気仙沼は牡蠣の産地としてして有名なんですが、地元の水産加工会社が作った牡蠣のオリーブオイル漬けの商品パッケージのデザインを担当しました。
─── あ、なんか得意そう!
それがですねぇ……。デザインは本業だけど、東京とこっちとでは仕事の進め方がまったく違っていて……。東京の仕事は、自分たちが新しいものを生み出すという発想だったので、極端な話、カッコイイものを作っていればよかったんですね。でも、こっちは相手あっての仕事。どんな商品をどんな思いで作ったか、どんな人に届けたいかというディレクションから始まるわけです。そもそも私はデザインをするのが好きであって、人とコミュニケーションを取ることがあまり得意ではなかったんですね。ですから、話し合いから始まる仕事に慣れていなくて……。
─── 相手は商品開発担当や広報の方ですか?
それが、そういう担当もいなくて。社長さんだったり、社長の息子さんだったり、総務の方だったりといろいろ。相手もデザインについて詳しいわけではないから、お互い手探り状態って感じです。ゼロから考えるってものすごくエネルギーがいるんですよ。でも、こっちで仕事をしていくうちに、デザインをするって本来そういうものなのではないかと気づかされたんです。

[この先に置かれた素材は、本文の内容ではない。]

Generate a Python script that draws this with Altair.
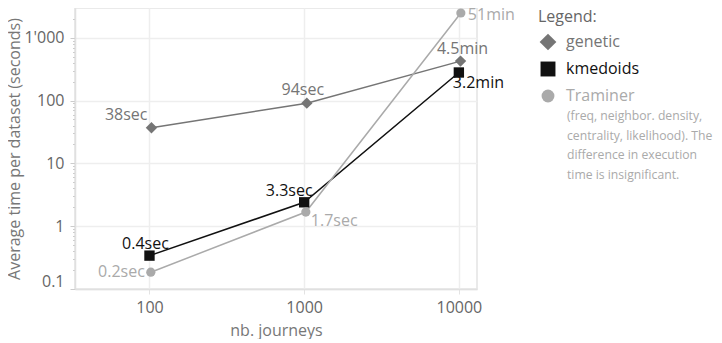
import altair as alt
import pandas as pd

# ---- data ----
series = ["genetic", "kmedoids", "Traminer"]
genetic_x = [103, 1040, 10250]
genetic_y = [37, 91, 425]
genetic_lbl = ["38sec", "94sec", "4.5min"]
kmedoids_x = [100, 1000, 10000]
kmedoids_y = [0.34, 2.4, 280]
kmedoids_lbl = ["0.4sec", "3.3sec", "3.2min"]
traminer_x = [102, 1025, 10300]
traminer_y = [0.185, 1.68, 2480]
traminer_lbl = ["0.2sec", "1.7sec", "51min"]

colors = ["#757575", "#111111", "#aaaaaa"]
shapes = ["diamond", "square", "circle"]
point_sizes = [130, 85, 175]
legend_sizes = [280, 165, 240]
y_major = [0.1, 1, 10, 100, 1000]
x_ticks = [100, 1000, 10000]
legend_title = "Legend:"
note_lines = ["(freq, neighbor. density,", "centrality, likelihood). The",
              "difference in execution", "time is insignificant."]
x_title = "nb. journeys"
y_title = "Average time per dataset (seconds)"

rows = []
for name, xs, ys, ls in [("genetic", genetic_x, genetic_y, genetic_lbl),
                         ("kmedoids", kmedoids_x, kmedoids_y, kmedoids_lbl),
                         ("Traminer", traminer_x, traminer_y, traminer_lbl)]:
    for i, (xv, yv, lv) in enumerate(zip(xs, ys, ls)):
        rows.append({"series": name, "x": xv, "y": yv, "label": lv, "idx": i})
df = pd.DataFrame(rows)
legend_df = pd.DataFrame({"series": series})

FONT = "Open Sans"
Y_MAX = 2980
y_minor = [m * 10 ** e for e in range(-1, 4) for m in range(2, 10) if m * 10 ** e < Y_MAX]
y_values = sorted(y_major + y_minor)
major_test = "indexof([" + ",".join(str(v) for v in y_major) + "], datum.value) >= 0"

x_enc = alt.X("x:Q",
              scale=alt.Scale(type="log", domain=[33, 13100], nice=False),
              axis=alt.Axis(values=x_ticks, format="d", title=x_title,
                            labelFontSize=16, titleFontSize=16, labelColor="#666",
                            titleColor="#777", titleFontWeight="normal",
                            tickSize=5, tickColor="#e3e3e3", labelPadding=5,
                            titlePadding=7, labelFlush=False,
                            domainColor="#e0e0e0", domainWidth=1.5,
                            gridColor="#eeeeee", gridWidth=1.5))
y_enc = alt.Y("y:Q",
              scale=alt.Scale(type="log", domain=[0.1, Y_MAX], nice=False),
              axis=alt.Axis(values=y_values,
                            labelExpr=major_test + " ? replace(format(datum.value, ',~g'), ',', \"'\") : ''",
                            tickSize={"condition": {"test": major_test, "value": 5}, "value": 2.5},
                            gridOpacity={"condition": {"test": major_test, "value": 1}, "value": 0},
                            title=y_title, labelFontSize=16, titleFontSize=16,
                            labelColor="#666", titleColor="#777", titleFontWeight="normal",
                            tickColor="#cccccc", labelPadding=6, titlePadding=1,
                            labelFlush=True, domainColor="#e0e0e0", domainWidth=1.5,
                            gridColor="#eeeeee", gridWidth=1.5))

color_scale = alt.Scale(domain=series, range=colors)
shape_scale = alt.Scale(domain=series, range=shapes)
color_enc = alt.Color("series:N", scale=color_scale, legend=None)
shape_enc = alt.Shape("series:N", scale=shape_scale, legend=None)
base = alt.Chart(df)

lines = base.mark_line(strokeWidth=1.5).encode(
    x=x_enc, y=y_enc, color=color_enc, order="idx:Q")

points = base.mark_point(filled=True, opacity=1).encode(
    x=x_enc, y=y_enc, color=color_enc, shape=shape_enc,
    size=alt.Size("series:N", scale=alt.Scale(domain=series, range=point_sizes), legend=None))

# label placement (align, dx, dy) per series / point
placement = {
    "genetic": [("right", -4, -13), ("center", -4, -13), ("center", 2, -12)],
    "kmedoids": [("center", -4, -12), ("center", -15, -11), ("left", -6, 10)],
    "Traminer": [("right", -6, 0), ("left", 5, 9), ("left", 7, 2)],
}
text_layers = []
for s, c in zip(series, colors):
    for i, (al, dx, dy) in enumerate(placement[s]):
        text_layers.append(
            base.transform_filter(
                (alt.datum.series == s) & (alt.datum.idx == i)
            ).mark_text(align=al, dx=dx, dy=dy, baseline="middle",
                        fontSize=16, color=c, font=FONT).encode(
                x=x_enc, y=y_enc, text="label:N"))

main = alt.layer(lines, points, *text_layers)

# ---- legend, drawn from the series list through a point scale ----
leg_y = alt.Y("series:N", scale=alt.Scale(domain=series, range=[34, 88], padding=0), axis=None)
leg_base = alt.Chart(legend_df)
leg_symbols = leg_base.mark_point(filled=True, opacity=1).encode(
    x=alt.value(473), y=leg_y, color=color_enc, shape=shape_enc,
    size=alt.Size("series:N", scale=alt.Scale(domain=series, range=legend_sizes), legend=None))
leg_labels = leg_base.mark_text(align="left", baseline="middle", fontSize=16, font=FONT).encode(
    x=alt.value(491), y=leg_y, text="series:N", color=color_enc)
leg_title = alt.Chart(pd.DataFrame({"t": [legend_title]})).mark_text(
    align="left", baseline="middle", fontSize=16, font=FONT, color="#666").encode(
    x=alt.value(463), y=alt.value(9), text="t:N")
note = alt.Chart(pd.DataFrame({"k": [0]})).mark_text(
    text=note_lines, align="left", baseline="middle", fontSize=12.2,
    lineHeight=19.5, color="#aaaaaa", font=FONT).encode(
    x=alt.value(492), y=alt.value(108))
legend = alt.layer(leg_symbols, leg_labels, leg_title, note)

chart = alt.layer(main, legend).resolve_scale(y="independent", size="independent").properties(
    width=402, height=281,
    autosize=alt.AutoSizeParams(type="none"),
    padding={"left": 67, "top": 0, "right": 237, "bottom": 50},
).configure(font=FONT).configure_view(stroke="#e3e3e3", strokeWidth=1.5)

chart.save("out.html", embed_options={"renderer": "svg", "actions": False})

作り手のことを考えなければ、いいデザインなんて生み出せないんですよ。作り手のことを考えるとは、その会社の背景であったり、歴史であったり、そこでどんな思いで作っているかといったストーリーであったり、誰を幸せにしたいかという思いだったり、いろいろなことを汲み取ることなんですね。だからこそ、話し合いがとても大切なんです。
─── 今までで一番思い出に残っているお仕事は?
こっちに戻って2~3年が経った頃、地元の海苔会社の商品パッケージを担当しました。その海苔会社は、東北地方に初めて海苔を持ってきた会社で、歴史ある企業なんです。でも、その事実は意外と知られていないんですね。そこで、そのストーリーをブランディングしていきました。出来上がったデザインを先方はとても気に入ってくれて、「そうそう、私たちはこういうことが伝えたかったんだ」と泣いて喜んでくれたんです。そのときに、「あ、私がやるべきデザインってこういうことなんだ」と、確かな手応えを感じました。